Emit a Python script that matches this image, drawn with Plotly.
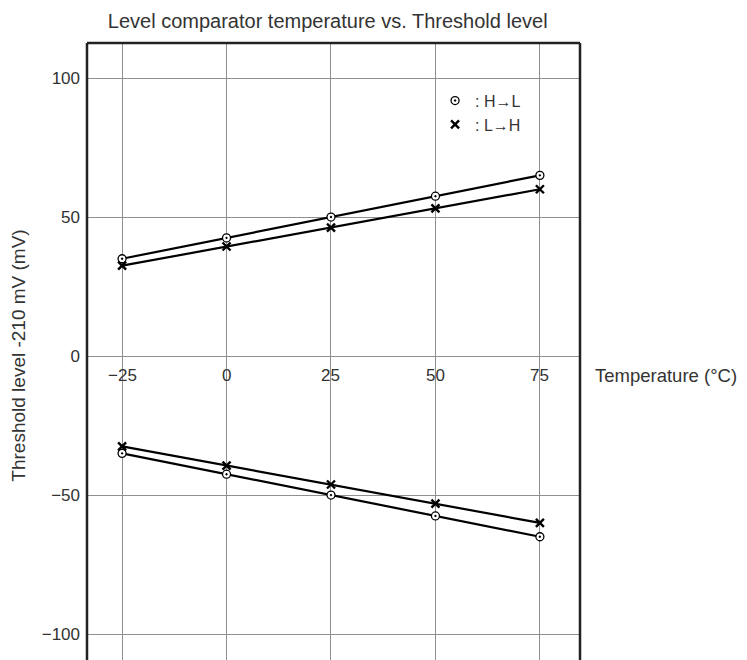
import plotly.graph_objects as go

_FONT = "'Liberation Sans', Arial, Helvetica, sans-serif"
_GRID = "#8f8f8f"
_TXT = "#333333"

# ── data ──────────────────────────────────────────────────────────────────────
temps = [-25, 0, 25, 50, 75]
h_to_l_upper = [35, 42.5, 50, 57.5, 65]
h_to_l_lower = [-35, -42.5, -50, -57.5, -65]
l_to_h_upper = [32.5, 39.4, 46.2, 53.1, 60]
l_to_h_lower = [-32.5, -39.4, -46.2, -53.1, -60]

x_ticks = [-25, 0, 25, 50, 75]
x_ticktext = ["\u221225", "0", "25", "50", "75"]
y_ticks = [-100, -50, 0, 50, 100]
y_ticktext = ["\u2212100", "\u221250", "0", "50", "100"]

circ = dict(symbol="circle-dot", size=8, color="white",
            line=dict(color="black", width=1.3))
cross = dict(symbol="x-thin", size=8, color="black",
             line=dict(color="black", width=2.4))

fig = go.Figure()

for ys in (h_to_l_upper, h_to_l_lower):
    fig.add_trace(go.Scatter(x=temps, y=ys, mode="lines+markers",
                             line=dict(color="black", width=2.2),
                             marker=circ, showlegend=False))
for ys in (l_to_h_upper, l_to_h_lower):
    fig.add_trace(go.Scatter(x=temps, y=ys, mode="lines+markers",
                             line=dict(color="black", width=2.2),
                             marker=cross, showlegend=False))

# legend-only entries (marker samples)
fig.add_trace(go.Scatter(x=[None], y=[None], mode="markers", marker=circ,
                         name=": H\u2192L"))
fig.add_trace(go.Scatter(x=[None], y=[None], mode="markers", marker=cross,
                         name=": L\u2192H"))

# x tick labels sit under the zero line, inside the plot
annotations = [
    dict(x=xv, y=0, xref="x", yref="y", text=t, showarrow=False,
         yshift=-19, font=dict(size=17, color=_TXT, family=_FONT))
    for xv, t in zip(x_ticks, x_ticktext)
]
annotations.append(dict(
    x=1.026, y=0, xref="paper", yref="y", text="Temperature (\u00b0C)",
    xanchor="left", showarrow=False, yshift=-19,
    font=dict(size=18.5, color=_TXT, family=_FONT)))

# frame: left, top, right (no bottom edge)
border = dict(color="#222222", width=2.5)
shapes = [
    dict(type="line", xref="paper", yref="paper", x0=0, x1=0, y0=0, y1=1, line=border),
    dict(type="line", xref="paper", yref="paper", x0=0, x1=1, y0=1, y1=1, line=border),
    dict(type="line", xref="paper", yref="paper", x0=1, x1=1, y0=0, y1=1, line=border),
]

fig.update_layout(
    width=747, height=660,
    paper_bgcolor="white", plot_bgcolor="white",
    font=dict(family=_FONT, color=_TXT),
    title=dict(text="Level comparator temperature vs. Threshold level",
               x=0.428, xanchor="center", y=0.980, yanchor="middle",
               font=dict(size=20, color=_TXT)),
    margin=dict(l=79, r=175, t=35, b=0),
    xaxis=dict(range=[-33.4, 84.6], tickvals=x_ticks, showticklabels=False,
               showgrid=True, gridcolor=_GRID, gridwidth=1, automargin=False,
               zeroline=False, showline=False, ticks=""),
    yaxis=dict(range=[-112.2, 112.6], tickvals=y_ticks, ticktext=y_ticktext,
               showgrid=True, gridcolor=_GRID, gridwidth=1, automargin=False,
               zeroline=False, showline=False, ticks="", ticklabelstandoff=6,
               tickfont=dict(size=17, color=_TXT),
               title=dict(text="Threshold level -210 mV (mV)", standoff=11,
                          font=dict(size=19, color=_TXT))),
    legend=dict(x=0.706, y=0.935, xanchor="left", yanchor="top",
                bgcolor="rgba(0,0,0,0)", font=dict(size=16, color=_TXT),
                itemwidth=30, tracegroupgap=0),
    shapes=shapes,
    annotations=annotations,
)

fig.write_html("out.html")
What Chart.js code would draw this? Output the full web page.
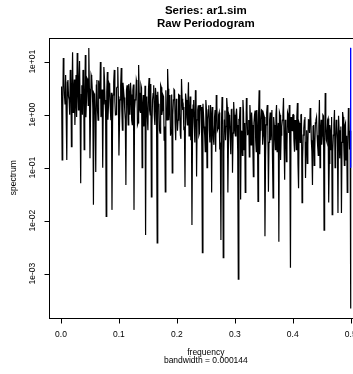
════════════════
Aim of the task:
Restate each of the entries above word for word and skip every image.

Response to this task:
Emit a Python script that matches this image, drawn with Plotly.
import plotly.graph_objects as go

_FONT = "'Liberation Sans', Arial, Helvetica, sans-serif"
_GRID = "#8f8f8f"
_TXT = "#333333"

# ── data ──────────────────────────────────────────────────────────────────────
temps = [-25, 0, 25, 50, 75]
h_to_l_upper = [35, 42.5, 50, 57.5, 65]
h_to_l_lower = [-35, -42.5, -50, -57.5, -65]
l_to_h_upper = [32.5, 39.4, 46.2, 53.1, 60]
l_to_h_lower = [-32.5, -39.4, -46.2, -53.1, -60]

x_ticks = [-25, 0, 25, 50, 75]
x_ticktext = ["\u221225", "0", "25", "50", "75"]
y_ticks = [-100, -50, 0, 50, 100]
y_ticktext = ["\u2212100", "\u221250", "0", "50", "100"]

circ = dict(symbol="circle-dot", size=8, color="white",
            line=dict(color="black", width=1.3))
cross = dict(symbol="x-thin", size=8, color="black",
             line=dict(color="black", width=2.4))

fig = go.Figure()

for ys in (h_to_l_upper, h_to_l_lower):
    fig.add_trace(go.Scatter(x=temps, y=ys, mode="lines+markers",
                             line=dict(color="black", width=2.2),
                             marker=circ, showlegend=False))
for ys in (l_to_h_upper, l_to_h_lower):
    fig.add_trace(go.Scatter(x=temps, y=ys, mode="lines+markers",
                             line=dict(color="black", width=2.2),
                             marker=cross, showlegend=False))

# legend-only entries (marker samples)
fig.add_trace(go.Scatter(x=[None], y=[None], mode="markers", marker=circ,
                         name=": H\u2192L"))
fig.add_trace(go.Scatter(x=[None], y=[None], mode="markers", marker=cross,
                         name=": L\u2192H"))

# x tick labels sit under the zero line, inside the plot
annotations = [
    dict(x=xv, y=0, xref="x", yref="y", text=t, showarrow=False,
         yshift=-19, font=dict(size=17, color=_TXT, family=_FONT))
    for xv, t in zip(x_ticks, x_ticktext)
]
annotations.append(dict(
    x=1.026, y=0, xref="paper", yref="y", text="Temperature (\u00b0C)",
    xanchor="left", showarrow=False, yshift=-19,
    font=dict(size=18.5, color=_TXT, family=_FONT)))

# frame: left, top, right (no bottom edge)
border = dict(color="#222222", width=2.5)
shapes = [
    dict(type="line", xref="paper", yref="paper", x0=0, x1=0, y0=0, y1=1, line=border),
    dict(type="line", xref="paper", yref="paper", x0=0, x1=1, y0=1, y1=1, line=border),
    dict(type="line", xref="paper", yref="paper", x0=1, x1=1, y0=0, y1=1, line=border),
]

fig.update_layout(
    width=747, height=660,
    paper_bgcolor="white", plot_bgcolor="white",
    font=dict(family=_FONT, color=_TXT),
    title=dict(text="Level comparator temperature vs. Threshold level",
               x=0.428, xanchor="center", y=0.980, yanchor="middle",
               font=dict(size=20, color=_TXT)),
    margin=dict(l=79, r=175, t=35, b=0),
    xaxis=dict(range=[-33.4, 84.6], tickvals=x_ticks, showticklabels=False,
               showgrid=True, gridcolor=_GRID, gridwidth=1, automargin=False,
               zeroline=False, showline=False, ticks=""),
    yaxis=dict(range=[-112.2, 112.6], tickvals=y_ticks, ticktext=y_ticktext,
               showgrid=True, gridcolor=_GRID, gridwidth=1, automargin=False,
               zeroline=False, showline=False, ticks="", ticklabelstandoff=6,
               tickfont=dict(size=17, color=_TXT),
               title=dict(text="Threshold level -210 mV (mV)", standoff=11,
                          font=dict(size=19, color=_TXT))),
    legend=dict(x=0.706, y=0.935, xanchor="left", yanchor="top",
                bgcolor="rgba(0,0,0,0)", font=dict(size=16, color=_TXT),
                itemwidth=30, tracegroupgap=0),
    shapes=shapes,
    annotations=annotations,
)

fig.write_html("out.html")
What Chart.js code would draw this? Output the full web page.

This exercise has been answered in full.